Predeccssor-subgraph property: Once v.d=𝛅(s,v) for all v belongs to V, the predecessor subgraph is shortest-paths tree rooted at s.

The Bellman-Ford algorithm

 BELLMAN-FORD(G,w,s)
    INITIALIZE-SINGLE-SOURCE(G,s)
    for i = 1 to |G.V|-1
        for each edge(u,v) belongs to G.E
            RELAX(u,v,w)
    for each edge(u,v) belongs to G.E
        if v.d > u.d + w(u,v)
            return FALSE
    return TRUE

The algorithm returns TRUE if and only if the graph contains no negative-weight cycles that are reachable from the source.

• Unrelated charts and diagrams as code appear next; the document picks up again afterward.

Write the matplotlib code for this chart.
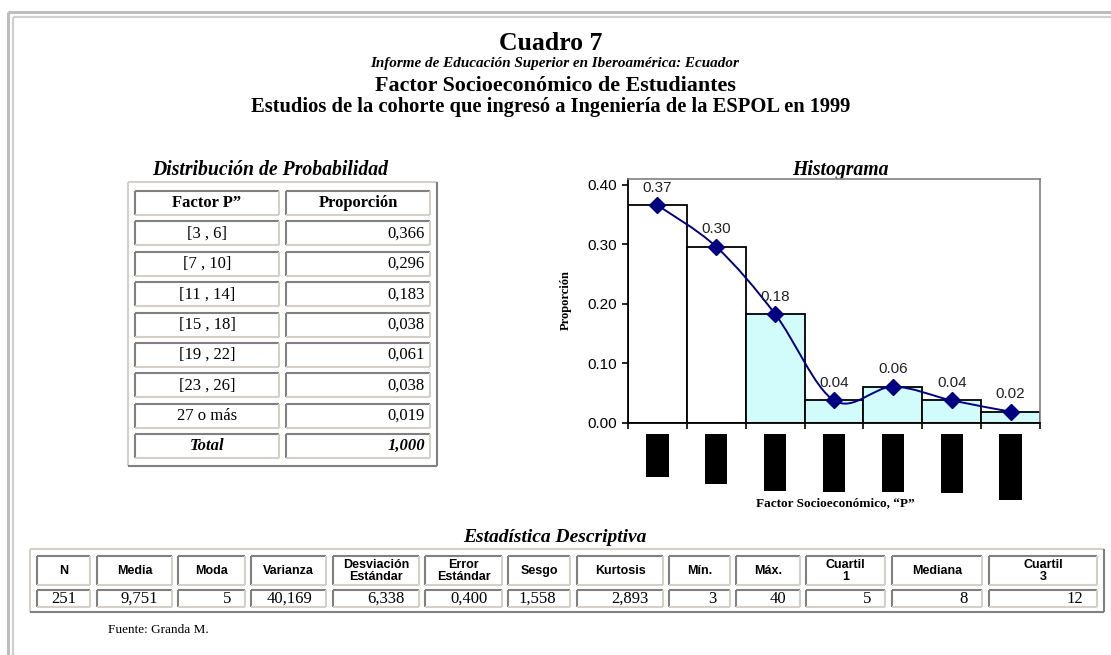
import numpy as np
import matplotlib.pyplot as plt
from matplotlib.path import Path
from matplotlib.patches import PathPatch

SERIF = 'Liberation Serif'
SANS = 'Liberation Sans'

# --- datos ---
clases = ['[3 , 6]', '[7 , 10]', '[11 , 14]', '[15 , 18]', '[19 , 22]', '[23 , 26]', '27 o más']
proporcion = [0.366, 0.296, 0.183, 0.038, 0.061, 0.038, 0.019]
total = 1.000

stat_names = ['N', 'Media', 'Moda', 'Varianza', 'Desviación\nEstándar', 'Error\nEstándar',
              'Sesgo', 'Kurtosis', 'Mín.', 'Máx.', 'Cuartil\n1', 'Mediana', 'Cuartil\n3']
stat_values = ['251', '9,751', '5', '40,169', '6,338', '0,400', '1,558', '2,893',
               '3', '40', '5', '8', '12']

DARK = '#808080'
LIGHT = '#d4d0c8'
NAVY = '#000080'
CYAN = '#d2fbfb'


def coma(v):
    return f'{v:.3f}'.replace('.', ',')


fig = plt.figure(figsize=(11.11, 6.55), dpi=100)
bg = fig.add_axes([0, 0, 1, 1])
bg.set_xlim(0, 1111)
bg.set_ylim(655, 0)
bg.axis('off')


def line(x, y, c, lw=1.5):
    bg.plot(x, y, color=c, lw=lw, solid_capstyle='butt')


def cell(x0, y0, x1, y1, raised=False):
    a, b = (LIGHT, DARK) if raised else (DARK, LIGHT)
    line([x0, x1], [y0, y0], a)
    line([x0, x0], [y0, y1], a)
    line([x0, x1], [y1, y1], b)
    line([x1, x1], [y0, y1], b)


# marco de la pagina
line([7.5, 1111], [11.5, 11.5], '#bdbdbd', 2.2)
line([7.5, 7.5], [11.5, 655], '#bdbdbd', 2.2)
line([12.5, 1111], [17, 17], '#cfcfcf', 1.6)
line([12.5, 12.5], [17, 655], '#cfcfcf', 1.6)

# titulos
bg.text(551, 43, 'Cuadro 7', family=SERIF, weight='bold', size=18.5, ha='center', va='center')
bg.text(555, 64, 'Informe de Educación Superior en Iberoamérica: Ecuador', family=SERIF,
        weight='bold', style='italic', size=10.9, ha='center', va='center')
bg.text(555, 86, 'Factor Socioeconómico de Estudiantes', family=SERIF, weight='bold',
        size=15.8, ha='center', va='center')
bg.text(551, 107, 'Estudios de la cohorte que ingresó a Ingeniería de la ESPOL en 1999',
        family=SERIF, weight='bold', size=14.8, ha='center', va='center')

# tabla de distribucion
bg.text(270, 170, 'Distribución de Probabilidad', family=SERIF, weight='bold',
        style='italic', size=14.2, ha='center', va='center')
cell(128, 182, 437, 466, raised=True)
c1 = (135, 279)
c2 = (286, 430)
filas = [('Factor P”', 'Proporción')] + [(c, coma(p)) for c, p in zip(clases, proporcion)] \
    + [('Total', coma(total))]
for i, (a, b) in enumerate(filas):
    yc = 203 + 30.4 * i
    cell(c1[0], yc - 12, c1[1], yc + 12)
    cell(c2[0], yc - 12, c2[1], yc + 12)
    if i == 0:
        bg.text(sum(c1) / 2, yc, a, family=SERIF, size=12, weight='bold', ha='center', va='center')
        bg.text(sum(c2) / 2, yc, b, family=SERIF, size=12, weight='bold', ha='center', va='center')
        continue
    kw = dict(weight='bold', style='italic') if i == len(filas) - 1 else {}
    bg.text(sum(c1) / 2, yc, a, family=SERIF, size=12, ha='center', va='center', **kw)
    bg.text(c2[1] - 5, yc, b, family=SERIF, size=12, ha='right', va='center', **kw)

# histograma
L, R, T, B = 628, 1040, 179, 423
ax = fig.add_axes([L / 1111, 1 - B / 655, (R - L) / 1111, (B - T) / 655])
x = np.arange(len(proporcion)) + 0.5
colores = ['white', 'white'] + [CYAN] * (len(proporcion) - 2)
ax.bar(x, proporcion, width=1.0, color=colores, edgecolor='black', linewidth=1.3, zorder=2)


def suave(xs, ys):
    p = np.column_stack([xs, ys])
    n = len(p)
    verts, codes = [p[0]], [Path.MOVETO]
    for i in range(n - 1):
        p0, p1, p2, p3 = p[max(i - 1, 0)], p[i], p[i + 1], p[min(i + 2, n - 1)]
        verts += [p1 + (p2 - p0) / 6, p2 - (p3 - p1) / 6, p2]
        codes += [Path.CURVE4] * 3
    return Path(verts, codes)


ax.add_patch(PathPatch(suave(x, proporcion), fc='none', ec=NAVY, lw=1.4, zorder=3))
ax.plot(x, proporcion, 'D', color=NAVY, ms=8, zorder=4)
for xi, p in zip(x, proporcion):
    ax.annotate(f'{p:.2f}', (xi, p), xytext=(0, 12.5), textcoords='offset points',
                ha='center', va='center', family=SANS, size=11, color='#222222')
for xi, c in zip(x, clases):
    ax.annotate(c, (xi, 0), xytext=(0, -15), textcoords='offset pixels', rotation=90,
                ha='center', va='top', family=SANS, size=10, color='black',
                bbox=dict(boxstyle='square,pad=0.3', fc='black', ec='none'),
                annotation_clip=False)

ax.set_xlim(0, len(proporcion))
ax.set_ylim(0, 0.41)
ax.set_yticks([0, 0.1, 0.2, 0.3, 0.4])
ax.set_yticklabels([f'{v:.2f}' for v in [0, 0.1, 0.2, 0.3, 0.4]], family=SANS, size=11)
ax.set_xticks(np.arange(len(proporcion) + 1))
ax.set_xticklabels([])
ax.tick_params(direction='out', length=4, width=1.2, colors='black', pad=4)
for s in ['left', 'bottom']:
    ax.spines[s].set_color('black')
    ax.spines[s].set_linewidth(1.3)
for s in ['top', 'right']:
    ax.spines[s].set_color(DARK)
    ax.spines[s].set_linewidth(1.2)

bg.text(840, 170, 'Histograma', family=SERIF, weight='bold', style='italic', size=14.2,
        ha='center', va='center')
bg.text(566, 300, 'Proporción', family=SERIF, weight='bold', size=9, rotation=90,
        ha='center', va='center')
bg.text(835, 503, 'Factor Socioeconómico, “P”', family=SERIF, weight='bold', size=9.5,
        ha='center', va='center')

# estadistica descriptiva
bg.text(555, 538, 'Estadística Descriptiva', family=SERIF, weight='bold', style='italic',
        size=14, ha='center', va='center')
cols = [(37, 90), (97, 172), (178, 245), (251, 326), (333, 419), (425, 502), (508, 570),
        (577, 663), (669, 730), (736, 800), (806, 885), (892, 982), (989, 1097)]
cell(30, 549, 1104, 612, raised=True)
for (x0, x1), nom, val in zip(cols, stat_names, stat_values):
    cell(x0, 556, x1, 585)
    cell(x0, 590, x1, 607)
    bg.text((x0 + x1) / 2, 571, nom, family=SANS, weight='bold', size=9, ha='center',
            va='center', linespacing=1.0)
    bg.text(x1 - 14, 599, val, family=SERIF, size=12, ha='right', va='center')

bg.text(108, 630, 'Fuente: Granda M.', family=SERIF, size=9.5, ha='left', va='center')

fig.savefig('out.png', dpi=100)
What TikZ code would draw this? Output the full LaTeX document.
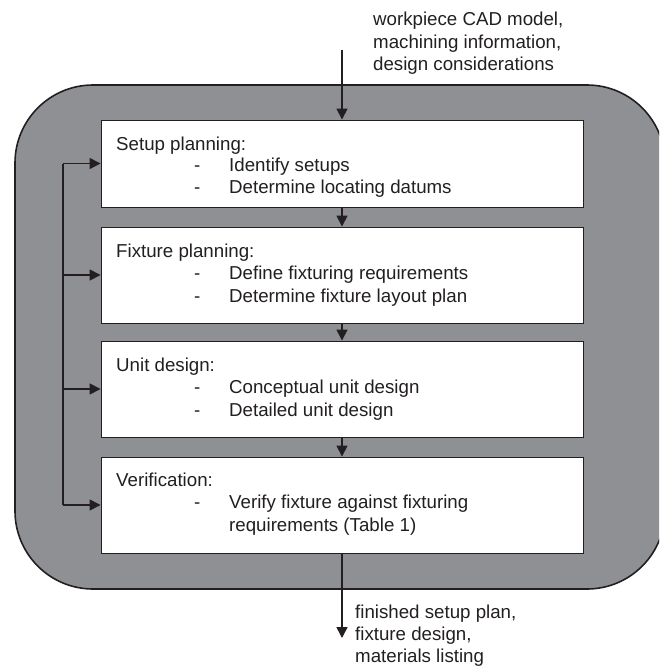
\documentclass[tikz,border=0pt]{standalone}
\usepackage{fontspec}
\setmainfont{Liberation Sans}
\usetikzlibrary{arrows.meta}
\definecolor{panel}{RGB}{143,144,148}
\definecolor{ink}{RGB}{35,31,32}
\begin{document}
\begin{tikzpicture}[x=1pt,y=-1pt,
  txt/.style={font=\fontsize{18.7}{22.5}\selectfont, text=ink, inner sep=0pt, anchor=base west},
  stage/.style={draw=ink, line width=0.9pt, fill=white, minimum width=482pt, inner sep=0pt},
  flow/.style={draw=ink, line width=1.6pt, -{Triangle[length=11pt,width=11pt]}},
  feed/.style={draw=ink, line width=1.6pt}]
\useasboundingbox (0,0) rectangle (659,667);
\begin{scope}
  \clip (0,0) rectangle (659,667);
  \draw[fill=panel, draw=ink, line width=1.6pt, rounded corners=78pt] (15,85) rectangle (665,589);
\end{scope}

% stage boxes
\node[stage, minimum height=87pt] (b1) at (342,163.5) {};
\node[stage, minimum height=96pt] (b2) at (342,275) {};
\node[stage, minimum height=96pt] (b3) at (342,389) {};
\node[stage, minimum height=96pt] (b4) at (342,505) {};

% texts
\node[txt] (in1) at (373,25) {workpiece CAD model,};
\node[txt] (in2) at (373,48) {machining information,};
\node[txt] (in3) at (373,70) {design considerations};

\node[txt] (h1) at (116,150) {Setup planning:};
\node[txt] (d11) at (194,171) {-};
\node[txt] (t11) at (229,171) {Identify setups};
\node[txt] (d12) at (194,193.5) {-};
\node[txt] (t12) at (229,193.5) {Determine locating datums};

\node[txt] (h2) at (116,257) {Fixture planning:};
\node[txt] (d21) at (194,279.5) {-};
\node[txt] (t21) at (229,279.5) {Define fixturing requirements};
\node[txt] (d22) at (194,302) {-};
\node[txt] (t22) at (229,302) {Determine fixture layout plan};

\node[txt] (h3) at (116,371) {Unit design:};
\node[txt] (d31) at (194,393.5) {-};
\node[txt] (t31) at (229,393.5) {Conceptual unit design};
\node[txt] (d32) at (194,416) {-};
\node[txt] (t32) at (229,416) {Detailed unit design};

\node[txt] (h4) at (116,486) {Verification:};
\node[txt] (d41) at (194,508.5) {-};
\node[txt] (t41) at (229,508.5) {Verify fixture against fixturing};
\node[txt] (t42) at (229,531) {requirements (Table 1)};

\node[txt] (o1) at (355,618) {finished setup plan,};
\node[txt] (o2) at (355,640) {fixture design,};
\node[txt] (o3) at (355,662) {materials listing};

% main flow
\coordinate (src) at (342,50);
\coordinate (sink) at (342,638);
\draw[flow] (src) -- (b1.north);
\draw[flow] (b1.south) -- (b2.north);
\draw[flow] (b2.south) -- (b3.north);
\draw[flow] (b3.south) -- (b4.north);
\draw[flow] (b4.south) -- (sink);

% feedback
\coordinate (f1) at (63,163.5);
\coordinate (f2) at (63,275);
\coordinate (f3) at (63,389);
\coordinate (f4) at (63,505);
\draw[feed] (f1) -- (f4);
\draw[flow] (f1) -- (b1.west);
\draw[flow] (f2) -- (b2.west);
\draw[flow] (f3) -- (b3.west);
\draw[flow] (f4) -- (b4.west);
\end{tikzpicture}
\end{document}
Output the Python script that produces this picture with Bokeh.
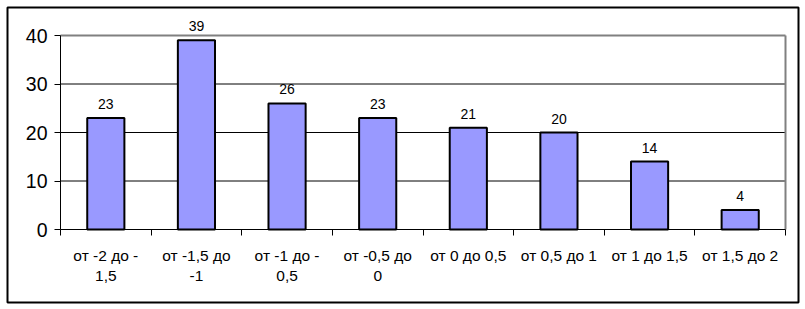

Single-source shortest paths in directed acyclic graphs

DAG-SHORTEST-PATHS(G,w,s)
    topologically sort the vertices of G
    INITIALIZE-SINGLE-SOURCE(G,s)
    for each vertex u belongs to G.V, taken in topologically sorted order
        for each vertex in G.Adj[u]
            RELAX(u,v,w)

Dijkstra’s algorithm

Given a weighted directed graph G=(V,E): w(u,v)>=0 for each edge(u,v) belongs to E.

DIJKSTRA(G,w,s)
    INITIALIZE-SINGLE-SOURCE(G,s)
    S = EMPTY
    Q = EMPTY
    for each vertex u belongs to G.V
        INSEART(Q,u)
    while Q!=EMPTY
        u = EXTRACT-MIN(Q)
        S = S merge {u}
        for each vertex v in G.Adj[u]
            RELAX(u,v,w)
            if the call of RELAX decreased v.d
                DECREASE-KEY(Q,v,v.d)

Q is a min-prority queue Q of vertices, keyed by their d values.

The end

I think it’s enough for my work, and maybe later I’ll continue this.